Falcoff, who represents large, medium and small U.S. and foreign companies and universities in a wide range of technical areas, has obtained and enforced patents and trademarks pertaining to automotive convertible roofs, pulse shapers for ultra-fast lasers, diapers, computer software for industrial plants, pharmaceuticals, blueberry plant patents, robotic grippers, control systems for riveting machines, vacuum insulated oil pipelines, wave rotor engines for automobiles and power plants, venting motorcycle jackets, power tools, and composite automobile bodies.
His work runs the gamut from patent and trademark preparation/prosecution with the U.S. Patent and Trademark Office (USPTO), first chair patent/trademark/trade secret litigation, licensing, patent and trademark freedom-to-practice opinions, M&A due diligence for intellectual property, and associated portfolio management and client counseling.

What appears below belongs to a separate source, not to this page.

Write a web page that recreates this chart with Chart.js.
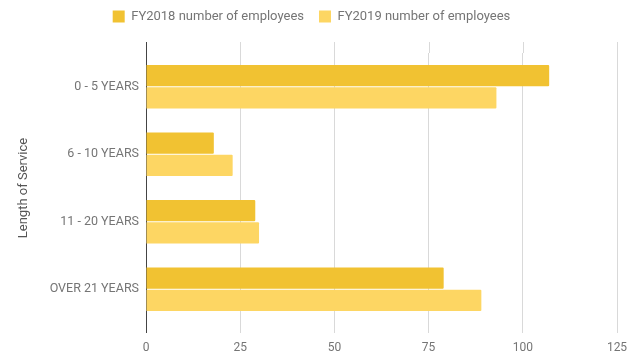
<!DOCTYPE html>
<html>
<head>
<meta charset="utf-8">
<script src="https://cdn.jsdelivr.net/npm/chart.js@4.4.1/dist/chart.umd.min.js"></script>
<style>
  html, body { margin: 0; padding: 0; background: #fff; }
  #wrap { width: 629px; height: 356px; }
</style>
</head>
<body>
<div id="wrap"><canvas id="chart"></canvas></div>
<script>
/* ---------- Data ---------- */
const categories = ['0 - 5 YEARS', '6 - 10 YEARS', '11 - 20 YEARS', 'OVER 21 YEARS'];
const fy2018 = [107, 18, 29, 79];
const fy2019 = [93, 23, 30, 89];
const seriesLabels = ['FY2018 number of employees', 'FY2019 number of employees'];
const xTicks = [0, 25, 50, 75, 100, 125];

const FONT = 'Roboto, "Noto Sans", sans-serif';
const TEXT = '#757575';
const GRID = '#d9d9d9';
const AXIS = '#444';

/* ---------- Plugins ---------- */
// extra room under the legend
const legendMargin = {
  id: 'legendMargin',
  beforeInit(chart) {
    const fit = chart.legend.fit;
    chart.legend.fit = function () {
      fit.call(this);
      this.height += 20;
    };
  },
};

// grid lines and the axis line run a bit past the plot edges
const gridOverhang = {
  id: 'gridOverhang',
  afterDraw(chart) {
    const { ctx, chartArea, scales } = chart;
    ctx.save();
    ctx.lineWidth = 1;
    xTicks.forEach(v => {
      const px = Math.round(scales.x.getPixelForValue(v)) + 0.5;
      ctx.strokeStyle = v === 0 ? AXIS : GRID;
      ctx.beginPath();
      ctx.moveTo(px, chartArea.top - 11);
      ctx.lineTo(px, chartArea.top);
      ctx.stroke();
    });
    const x0 = Math.round(scales.x.getPixelForValue(0)) + 0.5;
    ctx.strokeStyle = AXIS;
    ctx.beginPath();
    ctx.moveTo(x0, chartArea.bottom);
    ctx.lineTo(x0, chartArea.bottom + 10);
    ctx.stroke();
    ctx.restore();
  },
};

new Chart(document.getElementById('chart'), {
  type: 'bar',
  data: {
    labels: categories,
    datasets: [
      {
        label: seriesLabels[0],
        data: fy2018,
        backgroundColor: '#f1c232',
        categoryPercentage: 0.66,
        barPercentage: 0.95,
        borderRadius: 1,
      },
      {
        label: seriesLabels[1],
        data: fy2019,
        backgroundColor: '#fdd663',
        categoryPercentage: 0.66,
        barPercentage: 0.95,
        borderRadius: 1,
      },
    ],
  },
  options: {
    indexAxis: 'y',
    responsive: true,
    maintainAspectRatio: false,
    animation: false,
    layout: { padding: { top: -5, right: 12, bottom: 0, left: 6 } },
    plugins: {
      legend: {
        position: 'top',
        labels: {
          boxWidth: 12,
          boxHeight: 12,
          padding: 15,
          color: TEXT,
          font: { size: 13, family: FONT },
        },
      },
      tooltip: { enabled: false },
    },
    scales: {
      x: {
        type: 'linear',
        min: 0,
        max: 125,
        afterBuildTicks(scale) { scale.ticks = xTicks.map(v => ({ value: v })); },
        afterFit(scale) {
          scale.height = 33;
          scale.paddingLeft = 0;
          scale.paddingRight = 0;
        },
        border: { display: false },
        grid: { color: GRID, tickLength: 10, tickColor: GRID },
        ticks: { color: TEXT, padding: 8, font: { size: 12, family: FONT } },
      },
      y: {
        afterFit(scale) { scale.width = 140; },
        border: { display: true, color: AXIS, width: 1 },
        grid: { display: false, drawTicks: false },
        ticks: { color: TEXT, padding: 7, font: { size: 12.5, family: FONT } },
        title: {
          display: true,
          text: 'Length of Service',
          color: '#555',
          padding: { top: 10, bottom: 14 },
          font: { size: 13, family: FONT },
        },
      },
    },
  },
  plugins: [legendMargin, gridOverhang],
});
</script>
</body>
</html>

In teaching at MSU, Falcoff is back on familiar Spartan turf, where he earned an undergrad degree in engineering, before working as a senior project engineer on General Motors projects; then as a marketing manager and patent coordinator at United Technologies Automotive.
He earned his J.D. by attending evening classes at Wayne State University Law School while working full time, and recalls how he could instantly apply some of his class material to his day-to-day activities at United Technologies.
“For example, the liquidated damages section from contract law made its way into a contract I put together the following day, and I later used it to my favor during subsequent negotiations when the supplier missed the due date. I try to instill the same practical sense while teaching this new IP Practicum class.”